> [GIVEN EXERCISE]:
Starting at the first line of the listing below, repeat each line exactly until the line containing "const gapArrowTo = [[-4.0, 0.0035], [2.0, 0.0035]];", which you include. Leave out pictures.

> [EXERCISE INPUTS]:
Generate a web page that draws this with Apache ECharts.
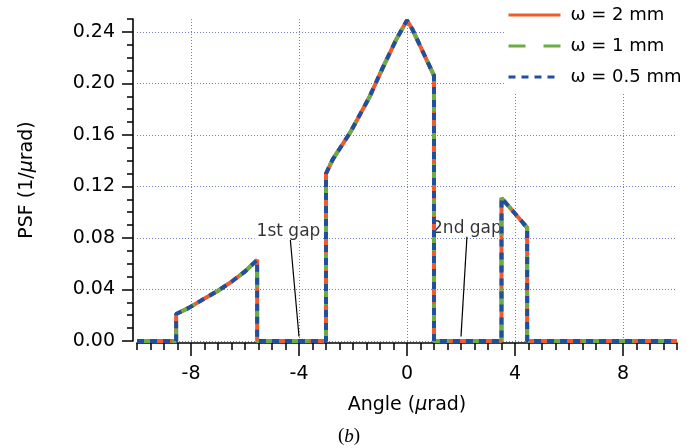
<!DOCTYPE html>
<html>
<head>
<meta charset="utf-8">
<script src="https://cdn.jsdelivr.net/npm/echarts@6/dist/echarts.min.js"></script>
<style>
  html, body { margin: 0; padding: 0; background: #fff; }
  #chart { width: 698px; height: 448px; }
</style>
</head>
<body>
<div id="chart"></div>
<script>
// Point spread function versus angle; vertical steps are repeated angles.
const angle = [-10, -8.55, -8.55, -8.1, -7.5, -7.0, -6.5, -6.0, -5.7, -5.55, -5.55,
               -3.0, -3.0, -2.75, -2.1, -1.4, -0.9, -0.4, 0.0, 0.2, 1.0, 1.0,
               3.5, 3.5, 3.75, 4.45, 4.45, 10];
// The three beam widths give the same curve.
const psf2mm  = [0, 0, 0.021, 0.0255, 0.033, 0.039, 0.046, 0.054, 0.060, 0.063, 0,
                 0, 0.130, 0.141, 0.162, 0.189, 0.212, 0.234, 0.249, 0.242, 0.206, 0,
                 0, 0.111, 0.105, 0.088, 0, 0];
const psf1mm  = psf2mm.slice();
const psf05mm = psf2mm.slice();

const beamWidths = ['ω = 2 mm', 'ω = 1 mm', 'ω = 0.5 mm'];
const xMajorTicks = [-8, -4, 0, 4, 8];
const yMajorTicks = [0, 0.04, 0.08, 0.12, 0.16, 0.20, 0.24];

const gapNotes = ['1st gap', '2nd gap'];
const gapTextAt = [[-4.39, 0.0848], [2.22, 0.0876]];
const gapArrowFrom = [[-4.32, 0.0784], [2.22, 0.081]];
const gapArrowTo = [[-4.0, 0.0035], [2.0, 0.0035]];

const curves = [psf2mm, psf1mm, psf05mm];
const colors = ['#f15a2b', '#6cac45', '#1f4f9e'];
const dashes = ['solid', [17, 18], [7, 6]];

const FONT = 'DejaVu Sans';
const chart = echarts.init(document.getElementById('chart'), null, { renderer: 'canvas' });

const gridLine = { show: true, lineStyle: { color: '#6a7fcf', width: 1, type: [1, 2] } };
const axisInk = { color: '#000', width: 1.6 };

chart.setOption({
  animation: false,
  textStyle: { fontFamily: FONT, color: '#000' },
  grid: { left: 137, right: 21, top: 19, bottom: 107, containLabel: false },
  xAxis: [
    { // minor ticks
      type: 'value', min: -10, max: 10, interval: 0.5, position: 'bottom', offset: 2,
      axisLine: { show: true, onZero: false, lineStyle: axisInk },
      axisTick: { show: true, length: 7, lineStyle: { color: '#000', width: 1.5 } },
      axisLabel: { show: false }, splitLine: { show: false }
    },
    { // major ticks, labels, grid
      type: 'value', min: -10, max: 10, position: 'bottom', offset: 2,
      axisLine: { show: false, onZero: false },
      axisTick: { show: true, length: 13, customValues: xMajorTicks, lineStyle: { color: '#000', width: 1.5 } },
      axisLabel: { show: true, customValues: xMajorTicks, margin: 22, fontSize: 19, color: '#000', fontFamily: FONT },
      splitLine: gridLine,
      name: '{n|Angle (}{i|µ}{n|rad)}', nameLocation: 'middle', nameGap: 53,
      nameTextStyle: { rich: { n: { fontSize: 19, fontFamily: FONT, color: '#000' },
                               i: { fontSize: 19, fontFamily: FONT, fontStyle: 'italic', color: '#000' } } }
    }
  ],
  yAxis: [
    { // minor ticks
      type: 'value', min: 0, max: 0.25, interval: 0.01, position: 'left', offset: 4,
      axisLine: { show: true, onZero: false, lineStyle: axisInk },
      axisTick: { show: true, length: 6, lineStyle: { color: '#000', width: 1.5 } },
      axisLabel: { show: false }, splitLine: { show: false }
    },
    { // major ticks, labels, grid
      type: 'value', min: 0, max: 0.25, position: 'left', offset: 4,
      axisLine: { show: false, onZero: false },
      axisTick: { show: true, length: 11, customValues: yMajorTicks, lineStyle: { color: '#000', width: 1.5 } },
      axisLabel: { show: true, customValues: yMajorTicks, margin: 18, fontSize: 19, color: '#000', fontFamily: FONT,
                   formatter: v => v.toFixed(2) },
      splitLine: gridLine,
      name: '{n|PSF (1/}{i|µ}{n|rad)}', nameLocation: 'middle', nameGap: 96,
      nameTextStyle: { rich: { n: { fontSize: 19, fontFamily: FONT, color: '#000' },
                               i: { fontSize: 19, fontFamily: FONT, fontStyle: 'italic', color: '#000' } } }
    }
  ],
  legend: {
    data: beamWidths, orient: 'vertical', left: 505, top: 0,
    padding: [6, 8, 6, 2], itemGap: 13, itemWidth: 52, itemHeight: 16,
    backgroundColor: '#fff', selectedMode: false,
    itemStyle: { opacity: 0 },
    lineStyle: { width: 3 },
    textStyle: { fontSize: 18, fontFamily: FONT, color: '#000', padding: [0, 0, 0, 5] }
  },
  title: {
    text: '{p|(}{i|b}{p|)}', left: 'center', top: 422,
    textStyle: { fontWeight: 'normal',
                 rich: { p: { fontSize: 19, fontFamily: 'Liberation Serif', fontWeight: 'normal', color: '#000' },
                         i: { fontSize: 19, fontFamily: 'Liberation Serif', fontWeight: 'normal', fontStyle: 'italic', color: '#000' } } }
  },
  series: beamWidths.map((name, i) => ({
    name, type: 'line', xAxisIndex: 0, yAxisIndex: 0,
    data: angle.map((a, k) => [a, curves[i][k]]),
    symbol: 'none', showSymbol: false, clip: false,
    lineStyle: { color: colors[i], width: 4, type: dashes[i], cap: 'butt' },
    itemStyle: { color: colors[i] }
  })).concat([
    {
      name: 'gap arrows', type: 'line', xAxisIndex: 0, yAxisIndex: 0, data: [],
      markLine: {
        silent: true, animation: false, symbol: ['none', 'arrow'], symbolSize: [0, 9],
        label: { show: false },
        lineStyle: { color: '#000', width: 1.2, type: 'solid' },
        data: gapArrowFrom.map((f, i) => [{ coord: f }, { coord: gapArrowTo[i] }])
      }
    },
    {
      name: 'gap notes', type: 'scatter', xAxisIndex: 0, yAxisIndex: 0,
      symbolSize: 1, itemStyle: { color: 'rgba(0,0,0,0)' },
      data: gapNotes.map((n, i) => ({ name: n, value: gapTextAt[i] })),
      label: { show: true, position: 'inside', formatter: p => p.name,
               fontSize: 17, fontFamily: FONT, color: '#000',
               backgroundColor: '#fff', padding: [1, 2] }
    }
  ])
});
</script>
</body>
</html>
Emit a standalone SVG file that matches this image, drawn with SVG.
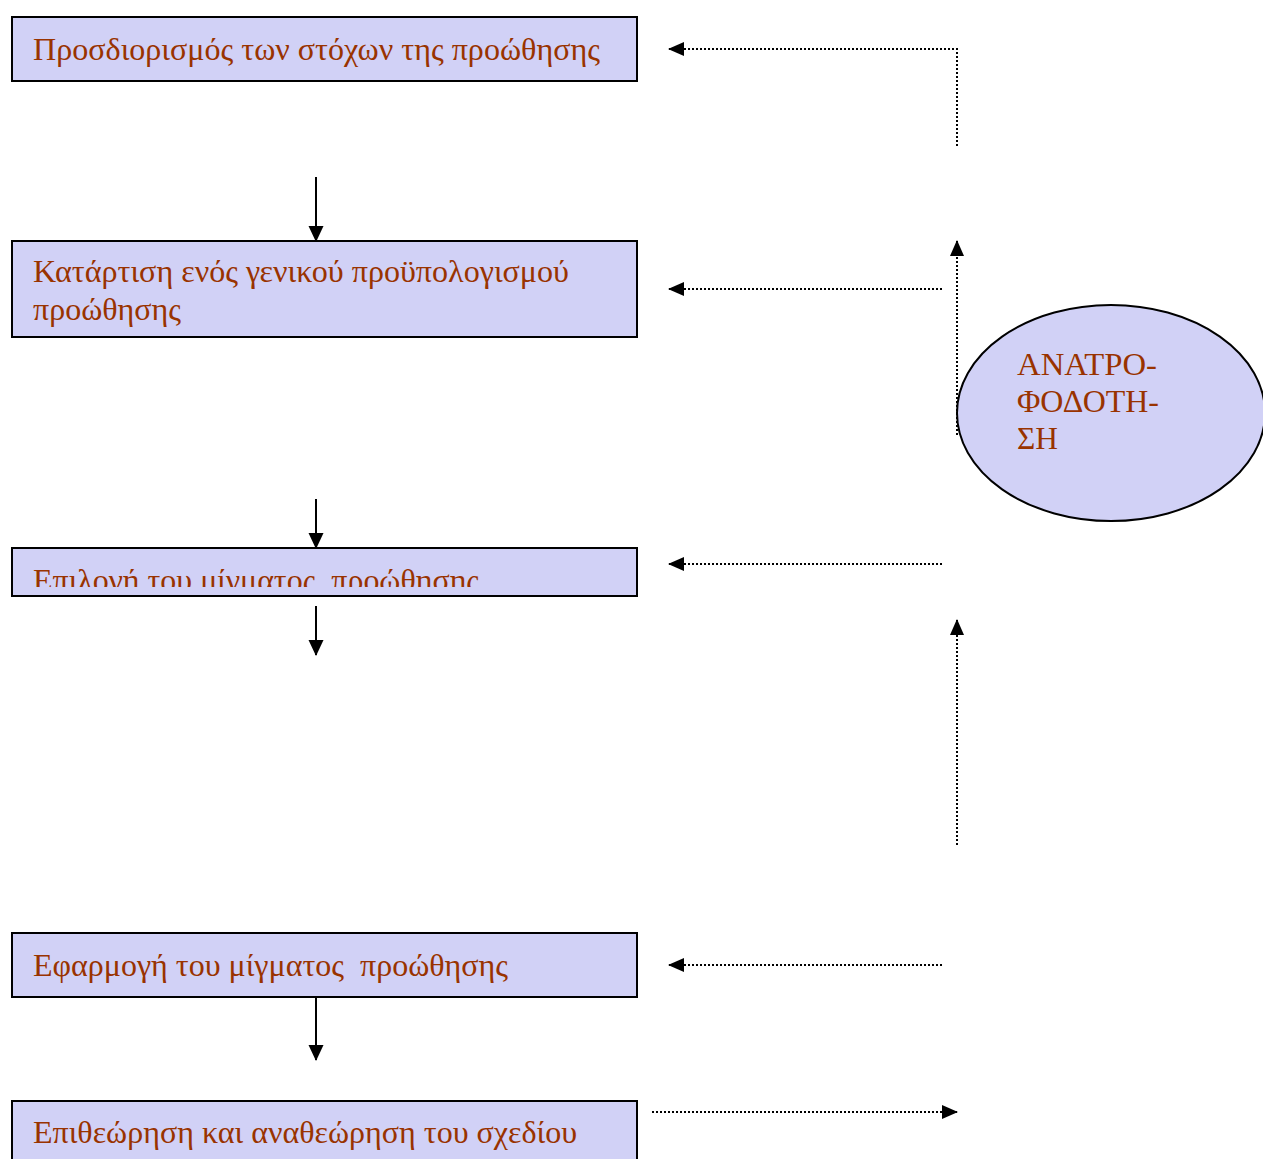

> [SOLUTION TO THE EXERCISE]:
Generate a web page that draws this with Apache ECharts.
<!DOCTYPE html>
<html>
<head>
<meta charset="utf-8">
<script src="https://cdn.jsdelivr.net/npm/echarts@6/dist/echarts.min.js"></script>
<style>
  html, body { margin: 0; padding: 0; background: #fff; }
  #chart { width: 698px; height: 448px; }
</style>
</head>
<body>
<div id="chart"></div>
<script>
// Point spread function versus angle; vertical steps are repeated angles.
const angle = [-10, -8.55, -8.55, -8.1, -7.5, -7.0, -6.5, -6.0, -5.7, -5.55, -5.55,
               -3.0, -3.0, -2.75, -2.1, -1.4, -0.9, -0.4, 0.0, 0.2, 1.0, 1.0,
               3.5, 3.5, 3.75, 4.45, 4.45, 10];
// The three beam widths give the same curve.
const psf2mm  = [0, 0, 0.021, 0.0255, 0.033, 0.039, 0.046, 0.054, 0.060, 0.063, 0,
                 0, 0.130, 0.141, 0.162, 0.189, 0.212, 0.234, 0.249, 0.242, 0.206, 0,
                 0, 0.111, 0.105, 0.088, 0, 0];
const psf1mm  = psf2mm.slice();
const psf05mm = psf2mm.slice();

const beamWidths = ['ω = 2 mm', 'ω = 1 mm', 'ω = 0.5 mm'];
const xMajorTicks = [-8, -4, 0, 4, 8];
const yMajorTicks = [0, 0.04, 0.08, 0.12, 0.16, 0.20, 0.24];

const gapNotes = ['1st gap', '2nd gap'];
const gapTextAt = [[-4.39, 0.0848], [2.22, 0.0876]];
const gapArrowFrom = [[-4.32, 0.0784], [2.22, 0.081]];
const gapArrowTo = [[-4.0, 0.0035], [2.0, 0.0035]];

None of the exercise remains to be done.